But I'm sure Powerline or a similar blogger can explain how this keeps us safer. Probably it's keeping more traitorous leftists from getting clearances that they'll only use to undermine the President. Starve the traitorously left CIA!

The DoD is refusing to process any security clearances at all?

Because they don't want to pay a fine?

That's batty. Just plain batty.

And it's also another indicator that the "WoT" is complete bunk.

There was part of this story that I didn't understand, mostly relating to how and why one governmental branch was charging a premium to another (sounds inefficient!), so I went over to the Muckraker link to see whether it cleared matters up.

According to those guys, OPM and DoD signed an actual contract, which DoD has decided it would rather not honor.

Ok, if binding contracts are the way governmental agencies interact, then hardball negotiations for money makes more sense--but, good lord, if DoD is playing games with a contract with a government agency, what might they be up to with all of those private sector contracts we keep hearing about? Would a private contractor have more flexibility to sue than a government agency does?

CaseyL, I think that it's the OPM that's refusing to issue clearances--because the DoD is refusing to pay them.

"CaseyL, I think that it's the OPM that's refusing to issue clearances--because the DoD is refusing to pay them."

One can see their point of view: they have only a limited budget, and if they're not being paid to do certain work, they'll not have $40 million to do their other work.

But that this wasn't immediately straightened out is incomprehensible.

I really do look forward to seeing anything from Bush-defending blogs about this, but I'm kinda suspecting it's not going to be a hot topic with that crowd.

But maybe we'll get lucky.

I link here, by the way, and add absolutely nothing of value. What else is there to say?

But it seemed worth passing along.

What's interesting to me is that OPM is using the classic labor tactic of the work-stoppage. If DoD reneged on a contract with a private company, I'd expect that company to file a lawsuit and quick.

It's hard to imagine that a government which signs contracts with itself doesn't have some sort of binding arbitration process to resolve this silliness.
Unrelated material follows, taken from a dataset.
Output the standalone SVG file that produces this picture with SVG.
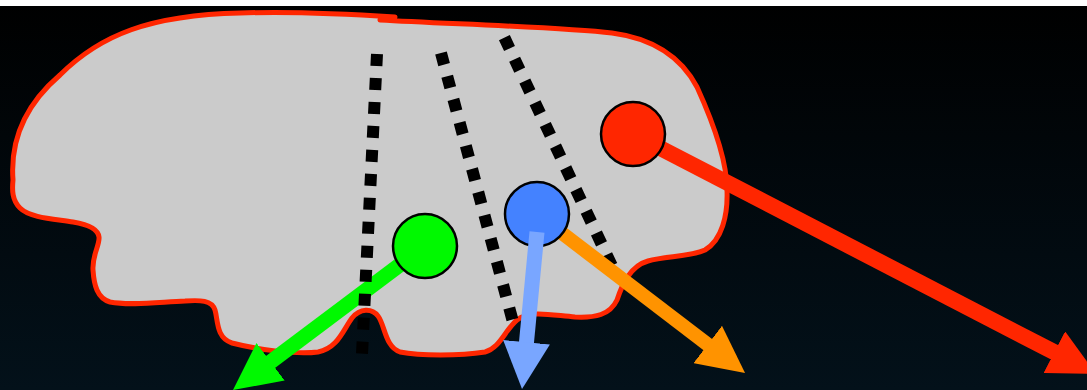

when I was a kid, there were private agencies that would send out investigators to collect information about the government's activities, and then they would publish the results of their investigations.

The one I read the most was called the "Washington Post", and there was another one we got on Sundays called the "New York Times".

They did a lot of good work investigating and exposing some horrible wrong-doings, as well as some fairly trivial wrong-doings, all through the '60s and '70s (maybe earlier, but I wasn't reading them).

Well, of course that's all ancient history now. Those names have now been taken over by branches of the Republican party that use them to disseminate their press releases.

But the other day I was reading TPM's reporting showing that General Hayden had dealings with MZM, the defense contractor at the center of the Duke Cunningham bribery and corruption scheme. One of Josh Marshall's employees had done a lot of leg-work reading things and hunting up things and making some phone calls. And they hit pay-dirt: an important story no one else had found.

And it hit me: this is exactly what newspapers used to do. This is it. This is what I used to find in the "Washington Post" every morning in the '70s; independent investigation, someone making the phone calls and tracing the connections.

So I sent Josh Marshall $50. I used to send NPR a lot more than that every year, and they're pretty much a spent force now, too.

Yeah, I am encouraging you to do the same. Because Marshall is now putting together something that the flag-ship newspapers seem to have pretty much given up on, i.e. genuine investigative reporting.

And no, I have no connections with Marshall or any of his outfits. I mean I sometimes comment at the Cafe, but no *financial* connections is the point.

But see the first line of hilzoy's post? It tells you that Marshall's outfit is once again doing the work that newspapers are meant to do. I think that deserves encouragement.

Jackmormon: "CaseyL, I think that it's the OPM that's refusing to issue clearances--because the DoD is refusing to pay them."

I don't think so. It was DoD, not OPM, that announced that it was stopping work. It has to pay OPM to do investigations, but seems to handle the rest of the clearances itself. And it apparently decided it didn't want to do so anymore.

I'm basing this on my reading of the GAO report linked above. (It's not too long.) (Especially as GAO reports go.)

And newPress: I completely agree, which is why I sent TPMmuckraker money too. They've been really good on a bunch of issues. The contribution link is here.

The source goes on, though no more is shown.